Un bambino soccorso dalla Alan Kurdi (Ansa)
Acnur, Centro Astalli, Emmaus Italia, Fcei: è unanime la reazione contro il decreto sicurezza-bis da parte di molte realtà impegnate da sempre nell’accoglienza. Perché anche se il mirino di chi ha scritto questa legge è puntato sulle Ong, a essere colpite saranno innanzi tutto le persone.
E così a spaventare l’Alto commissariato Onu per i rifugiati, intervenuto ieri sulla questione, non sono tanto «le sanzioni più severe alle imbarcazioni e alle persone che effettuano operazioni di soccorso», come chiarisce il portavoce, Charlie Yaxley, ma il destino che attende «la gente in fuga dalla violenza in Libia».

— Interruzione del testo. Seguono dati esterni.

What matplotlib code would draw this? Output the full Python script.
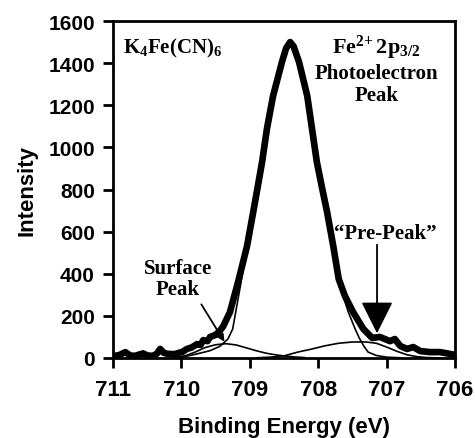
import matplotlib
matplotlib.use("Agg")
import matplotlib.pyplot as plt

# ---- data ----
data_E = [711.0, 710.9, 710.82, 710.75, 710.68, 710.6, 710.56, 710.5, 710.42, 710.36,
          710.31, 710.26, 710.21, 710.1, 710.06, 709.98, 709.92, 709.85, 709.77, 709.72,
          709.68, 709.62, 709.58, 709.5, 709.44, 709.39, 709.29, 709.16, 709.04, 708.95,
          708.89, 708.82, 708.75, 708.66, 708.53, 708.47, 708.41, 708.36, 708.28, 708.16,
          708.09, 708.02, 707.94, 707.87, 707.78, 707.70, 707.61, 707.49, 707.34, 707.21,
          707.10, 706.95, 706.88, 706.80, 706.70, 706.61, 706.51, 706.37, 706.22, 706.07,
          706.0]
data_I = [8, 15, 28, 12, 10, 18, 22, 12, 10, 20,
          43, 25, 20, 18, 22, 30, 43, 50, 66, 62,
          85, 80, 100, 110, 128, 150, 218, 375, 532, 693,
          802, 931, 1087, 1244, 1405, 1470, 1500, 1480, 1405, 1244,
          1087, 931, 802, 693, 532, 375, 295, 218, 138, 95,
          100, 80, 90, 57, 43, 52, 33, 28, 28, 19,
          15]

main_E = [710.1, 709.9, 709.7, 709.58, 709.44, 709.32, 709.25, 709.12, 709.0, 708.89,
          708.75, 708.6, 708.5, 708.41, 708.3, 708.16, 708.02, 707.9, 707.7, 707.56,
          707.46, 707.40, 707.33, 707.27, 707.15, 707.0, 706.8]
main_I = [2, 10, 25, 35, 55, 90, 138, 375, 590, 790,
          1075, 1330, 1450, 1485, 1420, 1230, 920, 720, 360, 218,
          138, 95, 55, 28, 12, 4, 1]

surf_E = [710.1, 709.95, 709.8, 709.65, 709.5, 709.35, 709.2, 709.05, 708.9, 708.75,
          708.6, 708.5, 708.35, 708.2]
surf_I = [2, 10, 28, 50, 63, 68, 62, 48, 34, 22,
          14, 10, 5, 2]

pre_E = [708.9, 708.7, 708.5, 708.3, 708.1, 707.9, 707.7, 707.5, 707.3, 707.15,
         707.0, 706.85, 706.7, 706.55, 706.4, 706.2]
pre_I = [1, 4, 10, 28, 42, 58, 70, 76, 76, 70,
         52, 32, 15, 6, 2, 0]

yticks = [0, 200, 400, 600, 800, 1000, 1200, 1400, 1600]
xticks = [711, 710, 709, 708, 707, 706]

plt.rcParams['mathtext.fontset'] = 'custom'
plt.rcParams['mathtext.rm'] = 'Liberation Serif:bold'
plt.rcParams['mathtext.it'] = 'Liberation Serif:bold'
plt.rcParams['mathtext.bf'] = 'Liberation Serif:bold'

fig = plt.figure(figsize=(4.75, 4.39), dpi=100)
ax = fig.add_axes([113/475, 1-359/439, (455-113)/475, (359-22)/439])

ax.plot(data_E, data_I, color='black', lw=4.8, solid_joinstyle='round', zorder=3)
ax.plot(main_E, main_I, color='black', lw=1.2, zorder=4)
ax.plot(surf_E, surf_I, color='black', lw=1.2, zorder=4)
ax.plot(pre_E, pre_I, color='black', lw=1.2, zorder=4)

ax.set_xlim(711, 706)
ax.set_ylim(0, 1600)
ax.set_xticks(xticks)
ax.set_yticks(yticks)
ax.set_xticklabels([str(v) for v in xticks], family='Liberation Sans', weight='bold', size=16)
ax.set_yticklabels([str(v) for v in yticks], family='Liberation Sans', weight='bold', size=15)
ax.tick_params(axis='both', direction='out', length=7, width=2)
ax.tick_params(axis='y', pad=6)
ax.tick_params(axis='x', pad=8)
for s in ax.spines.values():
    s.set_linewidth(2)

ax.set_xlabel('Binding Energy (eV)', family='Liberation Sans', weight='bold', size=16, labelpad=12)
ax.set_ylabel('Intensity', family='Liberation Sans', weight='bold', size=16, labelpad=8)

serif = dict(family='Liberation Serif', weight='bold', size=15)
ax.text(0.03, 0.955, r'$\mathrm{K_4Fe(CN)_6}$', transform=ax.transAxes, ha='left', va='top', size=15)
ax.text(0.77, 0.965, r'$\mathrm{Fe^{2{+}}\,2p_{3/2}}$', transform=ax.transAxes, ha='center', va='top', size=16)
ax.text(0.77, 0.875, 'Photoelectron\nPeak', transform=ax.transAxes, ha='center', va='top',
        linespacing=1.1, **serif)
ax.text(710.05, 475, 'Surface\nPeak', ha='center', va='top', linespacing=1.05, **serif)
ax.text(707.02, 640, '\u201cPre-Peak\u201d', ha='center', va='top', **serif)

ax.annotate('', xy=(709.35, 66), xytext=(709.73, 266),
            arrowprops=dict(arrowstyle='-|>', color='black', lw=1.3, mutation_scale=10), zorder=5)
ax.annotate('', xy=(707.14, 104), xytext=(707.14, 551),
            arrowprops=dict(arrowstyle='-|>,head_length=1.0,head_width=0.5', color='black', lw=1.3,
                            mutation_scale=20), zorder=5)

fig.savefig('out.png', dpi=100)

Anche per il Centro Astalli «destano allarme le misure volte a ostacolare o impedire le attività di soccorso», a maggior ragione nella condizione attuale, «in cui gli Stati europei hanno cessato ogni operazione di salvataggio nel Mediterraneo. Lasciar morire i migranti in mare – denuncia ancora l’associazione in un comunicato – oltre che indegno, non è di certo un deterrente per chi, costretto alla fuga da guerre, persecuzioni o gravi necessità, in assenza di alternative legali, non si fermerà davanti ai pericoli del mare o delle carceri libiche».

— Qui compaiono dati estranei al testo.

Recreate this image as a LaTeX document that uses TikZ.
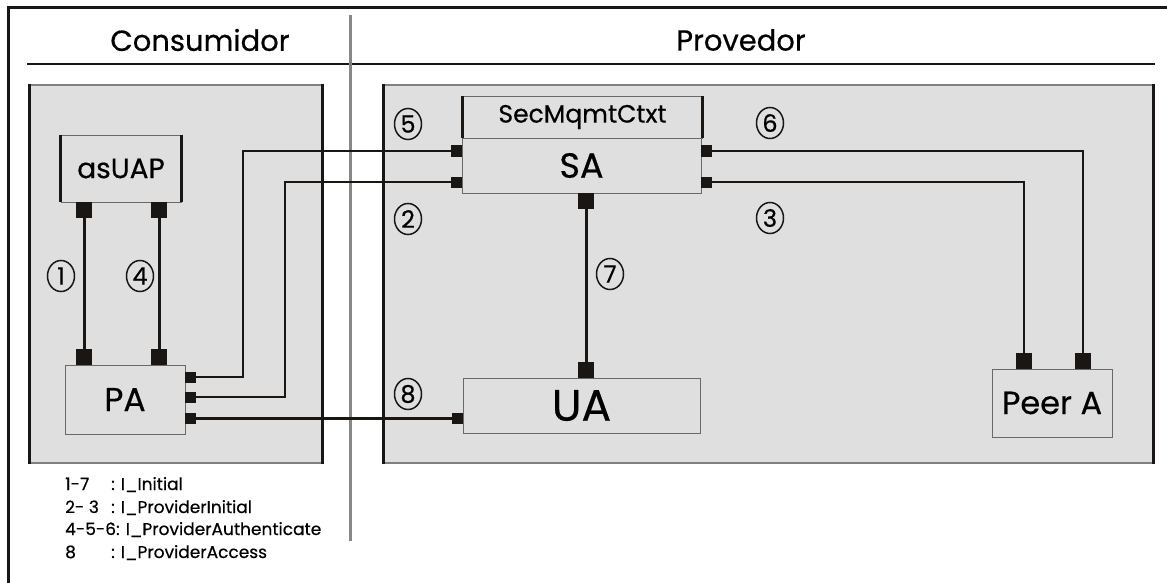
\documentclass[tikz,border=0pt]{standalone}
\usepackage{fontspec}
\setmainfont{Poppins}[FakeBold=0.5]
\usetikzlibrary{shapes.geometric,calc}
\definecolor{boxgray}{RGB}{223,223,223}
\definecolor{edgegray}{RGB}{105,105,105}
\definecolor{ink}{RGB}{25,22,20}
\definecolor{divgray}{RGB}{135,135,135}
\begin{document}
\begin{tikzpicture}[x=1pt,y=-1pt,
  area/.style={fill=boxgray, draw=gray, line width=1.2pt, inner sep=0pt},
  comp/.style={fill=boxgray, draw=edgegray, line width=0.9pt, inner sep=0pt},
  port/.style={fill=ink, draw=none, inner sep=0pt},
  bigport/.style={port, minimum width=16pt, minimum height=16pt},
  smallport/.style={port, minimum width=10.5pt, minimum height=11pt},
  wire/.style={line width=2.2pt, ink},
  thickwire/.style={line width=3pt, ink},
  edge/.style={line width=2.8pt, ink},
  num/.style={ellipse, draw=ink, line width=1.5pt, minimum width=27pt, minimum height=31pt, inner sep=0pt, font=\fontsize{24}{24}\selectfont},
  title/.style={font=\fontsize{29}{30}\selectfont},
  legend/.style={inner sep=0pt, font=\fontsize{17}{18}\selectfont}
]
\useasboundingbox (0,0) rectangle (1167,583);
\fill[white] (0,0) rectangle (1167,583);

% outer frame (left and top only)
\draw[line width=3pt, ink] (8,583) -- (8,8) -- (1167,8);
% header line
\draw[line width=1.4pt, ink] (27,64) -- (1155,64);
% divider
\draw[divgray, line width=3pt] (350,15) -- (350,541);

% titles
\node[title] (tcons) at (200,40) {Consumidor};
\node[title] (tprov) at (741,40) {Provedor};

% areas
\node[area, minimum width=292pt, minimum height=378pt] (left) at (176,274) {};
\draw[edge] (left.north west) -- (left.south west);
\draw[edge] (left.north east) -- (left.south east);
\node[area, minimum width=769pt, minimum height=378pt] (right) at (768.5,274) {};
\draw[edge] (right.north west) -- (right.south west);
\draw[edge] (right.north east) -- (right.south east);

% components
\node[comp, minimum width=120pt, minimum height=67pt, font=\fontsize{28}{30}\selectfont] (asuap) at (121,168.5) {asUAP};
\draw[edge] (asuap.north west) -- (asuap.south west);
\draw[edge] (asuap.north east) -- (asuap.south east);
\node[comp, minimum width=120pt, minimum height=69pt, font=\fontsize{33}{34}\selectfont] (pa) at (125,399.5) {PA};
\node[comp, minimum width=239pt, minimum height=42pt, font=\fontsize{25}{26}\selectfont] (ctx) at (582.5,117) {SecMqmtCtxt};
\draw[edge] (ctx.north west) -- (ctx.south west);
\draw[edge] (ctx.north east) -- (ctx.south east);
\node[comp, minimum width=239pt, minimum height=55pt, font=\fontsize{35}{36}\selectfont] (sa) at (581.5,165.5) {SA};
\node[comp, minimum width=237pt, minimum height=55pt, font=\fontsize{44}{46}\selectfont] (ua) at (581.5,405.5) {UA};
\node[comp, minimum width=120pt, minimum height=68pt, font=\fontsize{32}{33}\selectfont] (peer) at (1052,403) {Peer A};

% ports
\node[bigport, anchor=north] (ap1) at (84,202) {};
\node[bigport, anchor=north] (ap2) at (159,202) {};
\node[bigport, anchor=south] (pp1) at (84,365) {};
\node[bigport, anchor=south] (pp2) at (159,365) {};
\node[smallport, anchor=west] (pr1) at (185,377) {};
\node[smallport, anchor=west] (pr2) at (185,397) {};
\node[smallport, anchor=west] (pr3) at (185,418.5) {};
\node[smallport, anchor=east] (sl1) at (462,151) {};
\node[smallport, anchor=east] (sl2) at (462,182) {};
\node[smallport, anchor=west] (sr1) at (701,151) {};
\node[smallport, anchor=west] (sr2) at (701,182) {};
\node[bigport, anchor=north] (sb) at (586,193) {};
\node[bigport, anchor=south] (ut) at (586,378) {};
\node[smallport, anchor=east] (ul) at (463,418.5) {};
\node[bigport, anchor=south] (pa1) at (1024,369) {};
\node[bigport, anchor=south] (pa2) at (1083,369) {};

% wires
\draw[thickwire] (ap1.south) -- (pp1.north);
\draw[thickwire] (ap2.south) -- (pp2.north);
\draw[wire] (pr1.east) -- ++(47,0) |- (sl1.west);
\draw[wire] (pr2.east) -- ++(89,0) |- (sl2.west);
\draw[wire] (pr3.east) -- (ul.west);
\draw[wire] (sr1.east) -| (pa2.north);
\draw[wire] (sr2.east) -| (pa1.north);
\draw[thickwire] (sb.south) -- (ut.north);

% circled numbers
\node[num] (n1) at (61,276) {1};
\node[num] (n4) at (140,276) {4};
\node[num] (n5) at (408,124) {5};
\node[num] (n6) at (770,123) {6};
\node[num] (n2) at (408,219) {2};
\node[num] (n3) at (770,218) {3};
\node[num] (n7) at (610,274) {7};
\node[num] (n8) at (408,394) {8};

% legend
\node[legend, anchor=base west] (l1a) at (65,490) {1-7};
\node[legend, anchor=base west] (l1b) at (111,490) {: I\_Initial};
\node[legend, anchor=base west] (l2a) at (65,513) {2- 3};
\node[legend, anchor=base west] (l2b) at (111,513) {: I\_ProviderInitial};
\node[legend, anchor=base west] (l3) at (65,535) {4-5-6: I\_ProviderAuthenticate};
\node[legend, anchor=base west] (l4a) at (65,558) {8};
\node[legend, anchor=base west] (l4b) at (111,558) {: I\_ProviderAccess};
\end{tikzpicture}
\end{document}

Il presidente del Centro, padre Camillo Ripamonti, si spinge anche oltre e definisce l’approvazione «una pagina buia della storia democratica dell’Italia», arrivata «mentre paura e odio vengono profusi ad arte per alimentare distrazione e si colpisce con stupefacente semplicità il cuore della nostra Costituzione, della nostra storia, dei nostri principi di civiltà».
Ancora più dura la reazione del presidente di Emmaus Italia, Franco Monnicchi, che nel suo sfogo su Facebook invoca la necessità di una disobbedienza civile di fronte a un provvedimento ingiusto: «Nessuno ma proprio nessuno, nessuna legge, decreto, ingiuria, insulto, minaccia, ci potrà costringere ed obbligare ad abdicare alla nostra umanità e rinnegare quello in cui crediamo; nel primato dell’uomo, di ogni uomo, donna e bambino, nella sacralità della vita umana, nell’essere accanto ad ogni persona in difficoltà a partire dai più piccoli, dai più deboli, dai più poveri».
«Sarebbe stato più appropriato e onesto chiamarlo “decreto criminalizzazione” – ha attaccato anche Luca Maria Negro, presidente della Federazione delle chiese evangeliche in Italia (Fcei) –. Il decreto approvato lunedì sera con voto di fiducia al Senato non ha nulla a che fare con la sicurezza degli italiani e degli immigrati ma, nelle esplicite intenzioni del ministro dell’Interno che se lo intesta, ha il solo obiettivo di criminalizzare le Ong che operano nel Mediterraneo».